Ciudades (2011) for saxophone quartet – Guillermo Lago
- Montevideo (Uruguay)
- Addis Ababa (Ethiopia)
Montevideo and Addis Ababa are two movements of a series of sketches Guillermo Lago composed for saxophone quartet, each inspired by a distinct city.
Montevideo, Uruguayis a slow tango ballad, inspired by the city’s epithet: ‘the Second Capital of Tango’. A sinister darkness belies the sultry melody, with the four saxophones blending in and out of one another as a seamless, single voice.
Addis Ababa is an electrifying portrait of the Ethiopian capital, featuring virtuosic solo passages for each member of the saxophone quartet. Percussive slap tongue effects and use of the saxophones’ upper range limits create an unusual soundscape evocative of a lively yet enigmatic city.
Vientos Y Tangos (2002) – Michael Gandolfi
Gandolfi’s first work for symphonic winds, Vientos Y Tangos (Winds and Tangos) was commissioned for the Frank Battisti 70th Birthday Commission Project. Battisti himself requested that Gandolfi compose something in a tango style, and Gandolfi uses inventive timbral combinations in pursuit of an authentic tango sound.

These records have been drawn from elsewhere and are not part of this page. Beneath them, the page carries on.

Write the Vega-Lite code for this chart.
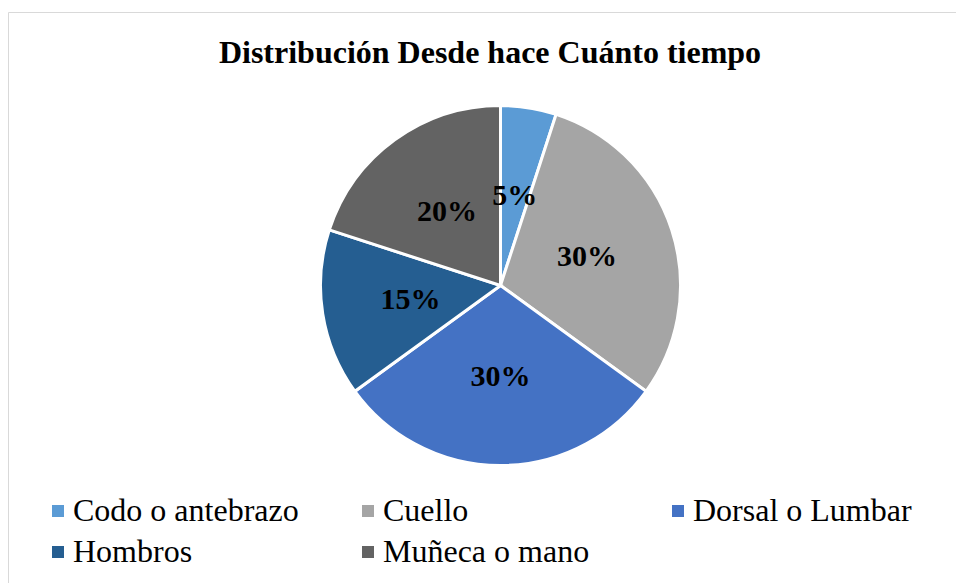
{
  "$schema": "https://vega.github.io/schema/vega-lite/v6.json",
  "autosize": "none",
  "width": 948,
  "height": 571,
  "padding": {"left": 8, "top": 12, "right": 0, "bottom": 0},
  "background": "white",
  "config": {
    "view": {"stroke": "#d9d9d9", "strokeWidth": 1},
    "font": "Liberation Serif"
  },
  "view": {"stroke": "#d9d9d9", "strokeWidth": 1, "fill": "white"},
  "title": {
    "text": "Distribución Desde hace Cuánto tiempo",
    "font": "Liberation Serif",
    "fontSize": 32,
    "fontWeight": "bold",
    "color": "black",
    "anchor": "middle",
    "frame": "group",
    "baseline": "alphabetic",
    "offset": 0,
    "dx": 8,
    "dy": 83
  },
  "data": {
    "values": [
      {"categoria": "Codo o antebrazo", "valor": 0.05},
      {"categoria": "Cuello", "valor": 0.30},
      {"categoria": "Dorsal o Lumbar", "valor": 0.30},
      {"categoria": "Hombros", "valor": 0.15},
      {"categoria": "Muñeca o mano", "valor": 0.20}
    ]
  },
  "encoding": {
    "theta": {"field": "valor", "type": "quantitative", "stack": true},
    "order": {"field": "categoria", "type": "ordinal", "sort": "ascending"}
  },
  "layer": [
    {
      "mark": {"type": "arc", "outerRadius": 180, "stroke": "white", "strokeWidth": 3, "xOffset": 18.5, "yOffset": -12},
      "encoding": {
        "color": {
          "field": "categoria",
          "type": "nominal",
          "scale": {
            "domain": ["Codo o antebrazo", "Cuello", "Dorsal o Lumbar", "Hombros", "Muñeca o mano"],
            "range": ["#5B9BD5", "#A5A5A5", "#4472C4", "#255E91", "#636363"]
          },
          "legend": {
            "title": null,
            "orient": "none",
            "legendX": 34,
            "legendY": 483,
            "direction": "horizontal",
            "columns": 3,
            "gridAlign": "all",
            "columnPadding": 53,
            "rowPadding": 9,
            "padding": 0,
            "symbolType": "square",
            "symbolSize": 144,
            "symbolStrokeWidth": 0,
            "labelFont": "Liberation Serif",
            "labelFontSize": 32,
            "labelColor": "black",
            "labelOffset": -1,
            "labelLimit": 400
          }
        }
      }
    },
    {
      "mark": {"type": "text", "radius": 91, "font": "Liberation Serif", "fontSize": 30, "fontWeight": "bold", "fill": "black", "xOffset": 18.5, "yOffset": -12, "baseline": "middle", "align": "center"},
      "encoding": {
        "text": {"field": "valor", "type": "quantitative", "format": ".0%"},
        "detail": {"field": "categoria", "type": "nominal"}
      }
    }
  ]
}
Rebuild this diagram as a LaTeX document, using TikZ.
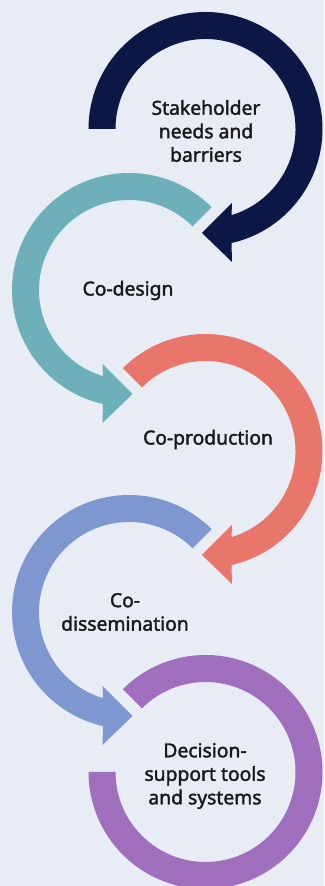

On his work Gandolfi writes:
‘In preparation for this piece, I devoted several months to the study and transcription of tangos from the early style of Juan D’arienzo and the ‘Tango Nuevo’ style of Astor Piazzolla to the current trend of ‘Disco/Techno Tango,’ among others. After immersing myself in this listening experience, I simply allowed the most salient features of these various tangos to inform the direction of my work. The dynamic contour and the various instrumental combinations that I employ in the piece are all inspired by the traditional sounds of the bandoneon, violin, piano and contrabass.’
Malaguena (2021) – Ernesto Lecuona arr. Anthony Brahe
Ernesto Leucona is one of Cuba’s most prolific composers, and Malaguena, originally a movement from his solo piano Suite Andalucia (1933), is one of his most popular works, having been arranged for a wide variety of ensembles across numerous genres. This arrangement, by the NSW Police Band’s own Anthony Brahe, draws its inspiration from Stan Kenton’s big band adaptation of the work. A malaguena is a flamenco style dance originating from Malaga, in the southeast of Spain, and this spirited rendition is a celebratory conclusion to a mammoth evening of music.